==== Input ====

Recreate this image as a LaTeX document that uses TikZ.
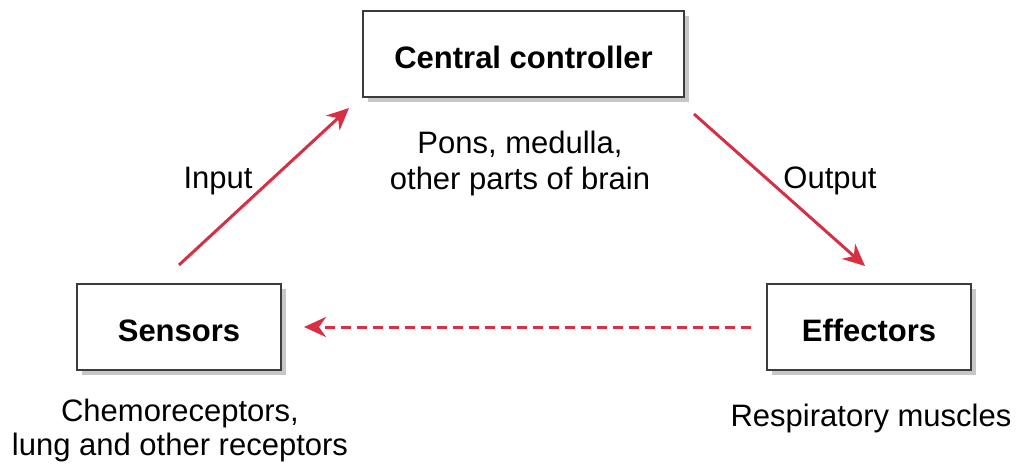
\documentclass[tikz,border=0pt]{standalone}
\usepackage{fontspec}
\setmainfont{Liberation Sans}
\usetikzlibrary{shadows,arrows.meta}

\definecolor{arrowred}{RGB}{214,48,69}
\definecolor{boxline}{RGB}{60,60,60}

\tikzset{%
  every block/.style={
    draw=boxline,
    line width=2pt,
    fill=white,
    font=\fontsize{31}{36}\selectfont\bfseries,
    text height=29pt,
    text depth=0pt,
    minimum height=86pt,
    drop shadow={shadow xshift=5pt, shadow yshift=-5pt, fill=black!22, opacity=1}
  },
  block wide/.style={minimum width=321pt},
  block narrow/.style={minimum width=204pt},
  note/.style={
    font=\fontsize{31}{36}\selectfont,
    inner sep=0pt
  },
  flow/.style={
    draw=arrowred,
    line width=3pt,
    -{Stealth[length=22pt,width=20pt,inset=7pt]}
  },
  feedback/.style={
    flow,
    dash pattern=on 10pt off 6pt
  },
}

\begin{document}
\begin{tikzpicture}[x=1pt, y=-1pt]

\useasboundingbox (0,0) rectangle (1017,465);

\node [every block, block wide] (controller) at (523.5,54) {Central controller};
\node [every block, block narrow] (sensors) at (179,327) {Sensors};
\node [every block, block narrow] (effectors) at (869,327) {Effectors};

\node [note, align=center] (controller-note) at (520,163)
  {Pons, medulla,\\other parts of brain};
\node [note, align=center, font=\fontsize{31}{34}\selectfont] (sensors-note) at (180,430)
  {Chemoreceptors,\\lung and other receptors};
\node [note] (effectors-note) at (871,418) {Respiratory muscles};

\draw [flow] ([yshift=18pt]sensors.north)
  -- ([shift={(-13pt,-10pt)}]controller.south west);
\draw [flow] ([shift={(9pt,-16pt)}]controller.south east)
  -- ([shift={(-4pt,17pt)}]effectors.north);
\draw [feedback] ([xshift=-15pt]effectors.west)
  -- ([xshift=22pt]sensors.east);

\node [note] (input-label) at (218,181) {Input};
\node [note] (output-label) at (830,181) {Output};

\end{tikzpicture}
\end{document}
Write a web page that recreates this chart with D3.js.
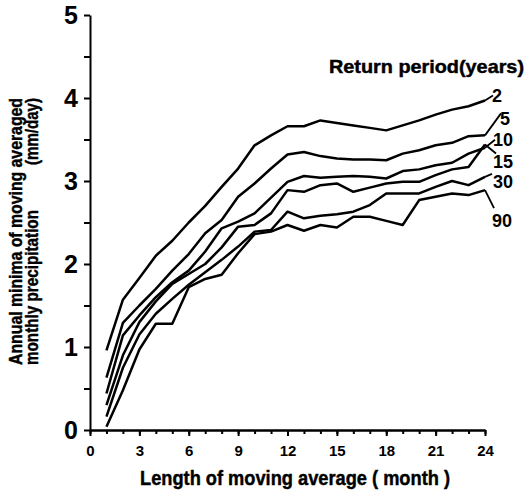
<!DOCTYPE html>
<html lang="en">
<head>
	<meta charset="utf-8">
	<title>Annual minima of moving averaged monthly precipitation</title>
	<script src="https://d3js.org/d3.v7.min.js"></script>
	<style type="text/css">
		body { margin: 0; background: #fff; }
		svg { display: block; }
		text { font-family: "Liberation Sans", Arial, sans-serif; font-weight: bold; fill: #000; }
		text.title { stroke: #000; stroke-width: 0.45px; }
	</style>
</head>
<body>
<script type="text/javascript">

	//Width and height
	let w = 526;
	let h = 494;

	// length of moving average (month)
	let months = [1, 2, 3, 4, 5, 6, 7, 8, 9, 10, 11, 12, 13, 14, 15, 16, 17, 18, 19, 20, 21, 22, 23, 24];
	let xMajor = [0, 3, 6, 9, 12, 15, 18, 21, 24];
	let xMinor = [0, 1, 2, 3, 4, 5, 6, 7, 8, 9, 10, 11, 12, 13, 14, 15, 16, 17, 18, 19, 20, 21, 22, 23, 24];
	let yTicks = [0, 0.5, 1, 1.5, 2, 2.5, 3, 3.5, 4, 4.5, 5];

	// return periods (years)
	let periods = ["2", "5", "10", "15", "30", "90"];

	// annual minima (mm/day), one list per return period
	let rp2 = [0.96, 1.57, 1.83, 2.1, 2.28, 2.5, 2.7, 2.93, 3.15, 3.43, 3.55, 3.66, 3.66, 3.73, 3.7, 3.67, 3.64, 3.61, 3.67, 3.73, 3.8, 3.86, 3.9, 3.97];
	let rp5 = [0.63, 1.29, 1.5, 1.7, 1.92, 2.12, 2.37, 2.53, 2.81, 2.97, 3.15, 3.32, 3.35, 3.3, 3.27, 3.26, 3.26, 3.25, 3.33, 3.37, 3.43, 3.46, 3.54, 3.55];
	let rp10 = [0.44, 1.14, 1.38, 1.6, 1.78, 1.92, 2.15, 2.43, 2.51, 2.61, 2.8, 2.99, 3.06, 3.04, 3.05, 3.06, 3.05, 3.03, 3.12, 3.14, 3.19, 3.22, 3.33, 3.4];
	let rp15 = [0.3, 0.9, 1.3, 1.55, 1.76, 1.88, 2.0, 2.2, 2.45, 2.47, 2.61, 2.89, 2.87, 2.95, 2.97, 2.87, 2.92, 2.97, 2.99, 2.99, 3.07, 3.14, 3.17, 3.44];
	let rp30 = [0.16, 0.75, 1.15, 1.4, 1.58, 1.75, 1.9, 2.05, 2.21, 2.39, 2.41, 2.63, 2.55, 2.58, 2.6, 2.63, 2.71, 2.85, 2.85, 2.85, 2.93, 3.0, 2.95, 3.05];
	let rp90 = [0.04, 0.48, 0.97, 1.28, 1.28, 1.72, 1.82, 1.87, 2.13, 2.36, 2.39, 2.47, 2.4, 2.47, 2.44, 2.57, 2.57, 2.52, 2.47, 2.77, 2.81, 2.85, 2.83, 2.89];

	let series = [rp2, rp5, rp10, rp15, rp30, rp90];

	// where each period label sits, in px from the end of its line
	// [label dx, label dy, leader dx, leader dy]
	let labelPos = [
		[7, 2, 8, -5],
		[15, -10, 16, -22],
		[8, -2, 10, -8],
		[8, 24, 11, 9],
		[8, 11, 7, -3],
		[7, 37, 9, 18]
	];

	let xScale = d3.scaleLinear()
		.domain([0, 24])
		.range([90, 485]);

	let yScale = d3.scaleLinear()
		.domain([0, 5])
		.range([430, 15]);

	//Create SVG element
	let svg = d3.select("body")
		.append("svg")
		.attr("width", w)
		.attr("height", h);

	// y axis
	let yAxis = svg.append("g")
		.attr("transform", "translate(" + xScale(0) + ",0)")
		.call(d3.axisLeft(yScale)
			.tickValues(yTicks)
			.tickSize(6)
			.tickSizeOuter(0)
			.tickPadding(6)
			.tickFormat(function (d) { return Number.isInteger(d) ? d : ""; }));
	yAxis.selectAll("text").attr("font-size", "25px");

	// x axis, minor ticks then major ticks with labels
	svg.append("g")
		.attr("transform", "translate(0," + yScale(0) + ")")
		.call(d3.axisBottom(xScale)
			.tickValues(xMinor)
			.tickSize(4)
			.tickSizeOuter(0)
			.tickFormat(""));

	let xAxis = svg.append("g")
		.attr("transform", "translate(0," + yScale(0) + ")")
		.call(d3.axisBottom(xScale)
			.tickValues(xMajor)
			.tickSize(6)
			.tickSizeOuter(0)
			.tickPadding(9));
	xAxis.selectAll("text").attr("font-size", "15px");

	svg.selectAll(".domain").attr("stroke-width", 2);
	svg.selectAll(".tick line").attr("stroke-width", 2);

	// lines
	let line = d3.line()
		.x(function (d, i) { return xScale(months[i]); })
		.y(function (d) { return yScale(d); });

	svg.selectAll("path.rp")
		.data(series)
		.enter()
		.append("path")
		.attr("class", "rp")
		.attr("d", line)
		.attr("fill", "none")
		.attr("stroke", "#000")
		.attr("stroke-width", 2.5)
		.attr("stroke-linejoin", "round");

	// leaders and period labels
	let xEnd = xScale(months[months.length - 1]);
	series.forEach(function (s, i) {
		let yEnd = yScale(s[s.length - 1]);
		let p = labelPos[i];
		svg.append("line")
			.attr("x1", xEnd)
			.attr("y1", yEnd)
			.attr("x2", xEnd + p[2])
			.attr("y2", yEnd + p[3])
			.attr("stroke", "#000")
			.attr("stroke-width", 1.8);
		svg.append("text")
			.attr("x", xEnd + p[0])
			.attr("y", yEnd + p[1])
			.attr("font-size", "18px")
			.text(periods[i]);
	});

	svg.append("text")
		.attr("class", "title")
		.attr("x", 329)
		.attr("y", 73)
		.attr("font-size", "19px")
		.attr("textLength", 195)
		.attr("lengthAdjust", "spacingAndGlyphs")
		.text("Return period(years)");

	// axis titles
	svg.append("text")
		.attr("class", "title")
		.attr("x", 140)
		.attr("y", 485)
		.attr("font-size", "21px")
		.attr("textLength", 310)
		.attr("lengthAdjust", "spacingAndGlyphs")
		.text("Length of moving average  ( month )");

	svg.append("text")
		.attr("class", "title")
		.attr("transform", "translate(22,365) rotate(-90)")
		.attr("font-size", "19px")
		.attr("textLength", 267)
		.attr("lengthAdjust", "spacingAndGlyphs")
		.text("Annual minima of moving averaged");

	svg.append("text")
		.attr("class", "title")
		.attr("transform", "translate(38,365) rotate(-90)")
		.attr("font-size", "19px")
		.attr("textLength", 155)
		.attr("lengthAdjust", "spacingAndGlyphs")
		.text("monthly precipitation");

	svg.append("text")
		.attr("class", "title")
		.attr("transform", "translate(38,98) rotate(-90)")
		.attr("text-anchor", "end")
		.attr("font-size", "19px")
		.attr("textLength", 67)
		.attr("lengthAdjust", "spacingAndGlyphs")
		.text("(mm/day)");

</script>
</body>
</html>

====

_Written task_
Make an exact copy of the lines from the one with "Write a web" through the one with "let h = 494;", both ends in, and nothing else. Drop every picture.

_Result of this exercise_
Write a web page that recreates this chart with D3.js.
<!DOCTYPE html>
<html lang="en">
<head>
	<meta charset="utf-8">
	<title>Annual minima of moving averaged monthly precipitation</title>
	<script src="https://d3js.org/d3.v7.min.js"></script>
	<style type="text/css">
		body { margin: 0; background: #fff; }
		svg { display: block; }
		text { font-family: "Liberation Sans", Arial, sans-serif; font-weight: bold; fill: #000; }
		text.title { stroke: #000; stroke-width: 0.45px; }
	</style>
</head>
<body>
<script type="text/javascript">

	//Width and height
	let w = 526;
	let h = 494;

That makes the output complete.